Uniqueness of solution of system of equations

Question

Suppose we have a general system of $n$ equations and $n$ unkonwns $$Ax=b$$ where we say that the system has a unique solution iff $rank(A)=n$. This is equivalent to saying that $A$ has no 0 eigenvalues. If, however, the eigenvalues are arbitrarily close to 0, does this in any way affect the stability/uniqueness of the solution set? Thanks!

Answer 1

The stability of the solution to the system of linear equations $Ax=b$, where $A$ is a rank-$n$ square matrix of dimension $n$, depends on the condition number of $A$. The condition number is defined by the ratio of the maximum singular value of $A$ to its minimum singular value. A lower condition number yields more stable solutions.

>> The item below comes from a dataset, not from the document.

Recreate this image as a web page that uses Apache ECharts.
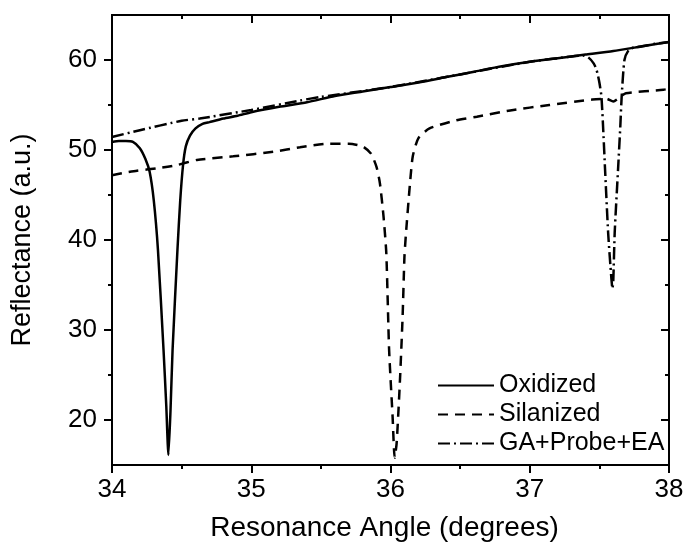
<!DOCTYPE html>
<html>
<head>
<meta charset="utf-8">
<script src="https://cdn.jsdelivr.net/npm/echarts@6/dist/echarts.min.js"></script>
<style>
html,body{margin:0;padding:0;background:#fff;}
#chart{width:688px;height:552px;}
</style>
</head>
<body>
<div id="chart"></div>
<script>
// ---- data (angle in degrees, reflectance in a.u.) ----
var seriesNames = ['Oxidized', 'Silanized', 'GA+Probe+EA'];

var oxidized = [
  [34.00, 50.9], [34.05, 51.0], [34.10, 51.0], [34.15, 50.9], [34.20, 50.2],
  [34.24, 49.0], [34.27, 47.6], [34.30, 44.4], [34.33, 38.9], [34.37, 27.8],
  [34.39, 21.5], [34.405, 16.1], [34.42, 21.0], [34.435, 27.8], [34.47, 38.9],
  [34.49, 44.4], [34.51, 48.3], [34.53, 50.4], [34.56, 51.6], [34.60, 52.4],
  [34.65, 52.9], [34.70, 53.1], [34.80, 53.5], [34.90, 53.8], [35.00, 54.2],
  [35.20, 54.8], [35.40, 55.3], [35.60, 56.0], [35.80, 56.5], [36.00, 57.0],
  [36.20, 57.5], [36.40, 58.1], [36.60, 58.7], [36.80, 59.3], [37.00, 59.8],
  [37.20, 60.2], [37.40, 60.6], [37.60, 61.0], [37.80, 61.5], [38.00, 62.0]
];

var silanized = [
  [34.00, 47.2], [34.10, 47.5], [34.18, 47.7], [34.34, 48.0], [34.46, 48.3],
  [34.61, 48.9], [34.87, 49.3], [35.16, 49.8], [35.35, 50.3], [35.56, 50.7],
  [35.70, 50.7], [35.80, 50.4], [35.86, 49.6], [35.90, 48.1], [35.924, 46.3],
  [35.95, 42.6], [35.97, 38.5], [35.99, 27.8], [36.015, 20.4], [36.03, 15.8],
  [36.044, 17.4], [36.067, 24.1], [36.087, 31.5], [36.10, 38.1], [36.11, 40.5],
  [36.14, 46.3], [36.16, 49.3], [36.20, 51.3], [36.28, 52.4], [36.47, 53.3],
  [36.62, 53.7], [36.86, 54.4], [37.14, 55.0], [37.45, 55.6], [37.55, 55.7],
  [37.60, 55.4], [37.65, 55.9], [37.69, 56.3], [37.96, 56.7], [38.00, 56.8]
];

var gaProbeEa = [
  [34.00, 51.45], [34.20, 52.2], [34.50, 53.25], [34.63, 53.5], [35.00, 54.45],
  [35.35, 55.5], [35.50, 55.9], [36.00, 57.0], [36.50, 58.4], [37.00, 59.8],
  [37.30, 60.4], [37.38, 60.5], [37.42, 60.3], [37.46, 59.6], [37.48, 58.9],
  [37.50, 57.5], [37.515, 55.9], [37.53, 51.5], [37.54, 48.1], [37.563, 40.8],
  [37.58, 37.0], [37.594, 34.6], [37.60, 35.5], [37.61, 40.8], [37.635, 48.1],
  [37.65, 52.5], [37.66, 55.9], [37.68, 60.0], [37.71, 61.1], [37.75, 61.4],
  [37.80, 61.5], [37.90, 61.8], [38.00, 62.0]
];

var xTicks = [34, 35, 36, 37, 38];
var yTicks = [20, 30, 40, 50, 60];
var yMinorTicks = [25, 35, 45, 55];
var yRange = [15, 65];

// ---- chart ----
var FONT = '"Liberation Sans", Arial, Helvetica, sans-serif';
var chart = echarts.init(document.getElementById('chart'), null, {renderer: 'canvas'});

function lineSt(w) { return {color: '#000', width: w}; }

var xBottom = {
  type: 'value', position: 'bottom', min: xTicks[0], max: xTicks[xTicks.length - 1], interval: 1,
  axisLine: {show: true, onZero: false, lineStyle: lineSt(2)},
  axisTick: {show: true, inside: false, length: 8, lineStyle: lineSt(2)},
  minorTick: {show: true, splitNumber: 2, length: 4, lineStyle: lineSt(2)},
  splitLine: {show: false},
  axisLabel: {color: '#000', fontFamily: FONT, fontSize: 26, margin: 12},
  name: 'Resonance Angle (degrees)', nameLocation: 'middle', nameGap: 49,
  nameTextStyle: {color: '#000', fontFamily: FONT, fontSize: 28, padding: [0, 12, 0, 0]}
};
var xTop = {
  type: 'value', position: 'top', min: xTicks[0], max: xTicks[xTicks.length - 1], interval: 1,
  axisLine: {show: true, onZero: false, lineStyle: lineSt(2)},
  axisTick: {show: true, inside: true, length: 8, lineStyle: lineSt(2)},
  minorTick: {show: true, splitNumber: 2, length: 4, lineStyle: lineSt(2)},
  splitLine: {show: false},
  axisLabel: {show: false}
};
function yAxisDef(pos, inside, tickVals, tickLen, withLabels) {
  var a = {
    type: 'value', position: pos, min: yRange[0], max: yRange[1], interval: 5,
    axisLine: {show: true, onZero: false, lineStyle: lineSt(2)},
    axisTick: {show: true, inside: inside, length: tickLen, customValues: tickVals, lineStyle: lineSt(2)},
    minorTick: {show: false},
    splitLine: {show: false},
    axisLabel: withLabels
      ? {show: true, customValues: yTicks, color: '#000', fontFamily: FONT, fontSize: 26, margin: 15}
      : {show: false}
  };
  if (withLabels) {
    a.name = 'Reflectance (a.u.)';
    a.nameLocation = 'middle';
    a.nameGap = 76;
    a.nameRotate = 90;
    a.nameTextStyle = {color: '#000', fontFamily: FONT, fontSize: 27};
  }
  return a;
}

var option = {
  animation: false,
  backgroundColor: '#fff',
  grid: {left: 112, right: 19, top: 15, bottom: 87, containLabel: false},
  xAxis: [xBottom, xTop],
  yAxis: [
    yAxisDef('left', false, yTicks, 8, true),
    yAxisDef('left', false, yMinorTicks, 4, false),
    yAxisDef('right', true, yTicks, 8, false),
    yAxisDef('right', true, yMinorTicks, 4, false)
  ],
  legend: {
    orient: 'vertical', left: 432, top: 368,
    itemWidth: 56, itemHeight: 14, itemGap: 4,
    itemStyle: {color: 'rgba(0,0,0,0)', borderColor: 'rgba(0,0,0,0)', borderWidth: 0, opacity: 0},
    textStyle: {color: '#000', fontFamily: FONT, fontSize: 25, padding: [0, 0, 0, 0]},
    data: seriesNames
  },
  series: [
    {name: seriesNames[0], type: 'line', data: oxidized, showSymbol: false, symbol: 'none',
     smooth: 0.2, lineStyle: {color: '#000', width: 2.5, type: 'solid'}, itemStyle: {color: '#000'}},
    {name: seriesNames[1], type: 'line', data: silanized, showSymbol: false, symbol: 'none',
     smooth: 0.2, lineStyle: {color: '#000', width: 2.5, type: [10, 7]}, itemStyle: {color: '#000'}},
    {name: seriesNames[2], type: 'line', data: gaProbeEa, showSymbol: false, symbol: 'none',
     smooth: 0.2, lineStyle: {color: '#000', width: 2.5, type: [12, 4, 2, 4]}, itemStyle: {color: '#000'}}
  ]
};
chart.setOption(option);
</script>
</body>
</html>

To give you some intuition, if $A$ is ill-conditioned (i.e. high condition number), a small variation in $b$ induces a big change in $x$.

Note: You can solve the problem by multiplying the equation by $A'$ on both sides and taking isolating $x$: $$x = (A'A)^{-1}A'b.$$ Because $A'A$ is necessarily Hermitian, its eigenvalues are equal to its singular values. Hence, the condition number of $A'A$ is given by the ratio of the maximum eigenvalue to the minimum eigenvalue.